Do channel managers completely eliminate double bookings?
Almost. API-based channel managers push updates in near real-time (usually under 60 seconds), which makes double bookings extremely rare. But no system is 100% immune—API outages or platform-side delays can still cause edge cases.
Is Hospitable better than iCal sync for small hosts?
Hospitable is excellent, but it starts around $40/month. If you have 1–2 properties and your main need is preventing double bookings, iCal sync is free and adequate. Hospitable adds value primarily through automated messaging, unified inbox, and task management—which matter more at scale.
How do I set up iCal sync between Airbnb and Booking.com?

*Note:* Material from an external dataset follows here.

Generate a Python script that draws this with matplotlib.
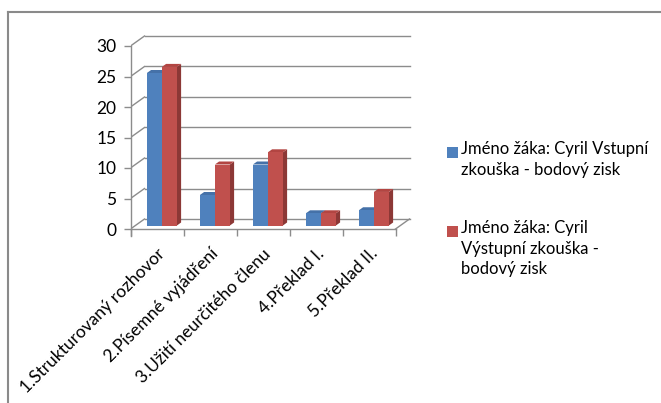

On Airbnb: Calendar > Availability Settings > Sync Calendars > Export Calendar (copy the URL). On Booking.com: Property > Calendar > iCal > Import. Paste the Airbnb URL there. Then reverse the process to import Booking.com into Airbnb. Repeat for each property.
Does Calensi replace a channel manager?
No. Calensi reads your iCal feeds and automates operational tasks (cleaning schedules, team notifications, turnovers). It doesn't offer real-time booking sync, rate management, or a unified guest inbox. It's a complement to iCal sync, not a replacement for a channel manager.
What's the biggest mistake hosts make with iCal sync?
Setting it up once and never checking it again. iCal links can break if you change listing settings or if a platform updates its calendar URL. Check your sync connections monthly, especially before peak season.
Conclusion
iCal sync vs channel manager isn't a question with one right answer—it's a question of scale, risk tolerance, and what your time is actually worth.
Start with iCal if you're small. Move to a channel manager when the operational complexity genuinely demands it. And if you're in the middle—managing a handful of properties and spending too much time on coordination—take a look at Calensi to see if lightweight automation fills the gap without the full channel manager price tag.
The right tool is the simplest one that solves your actual problem.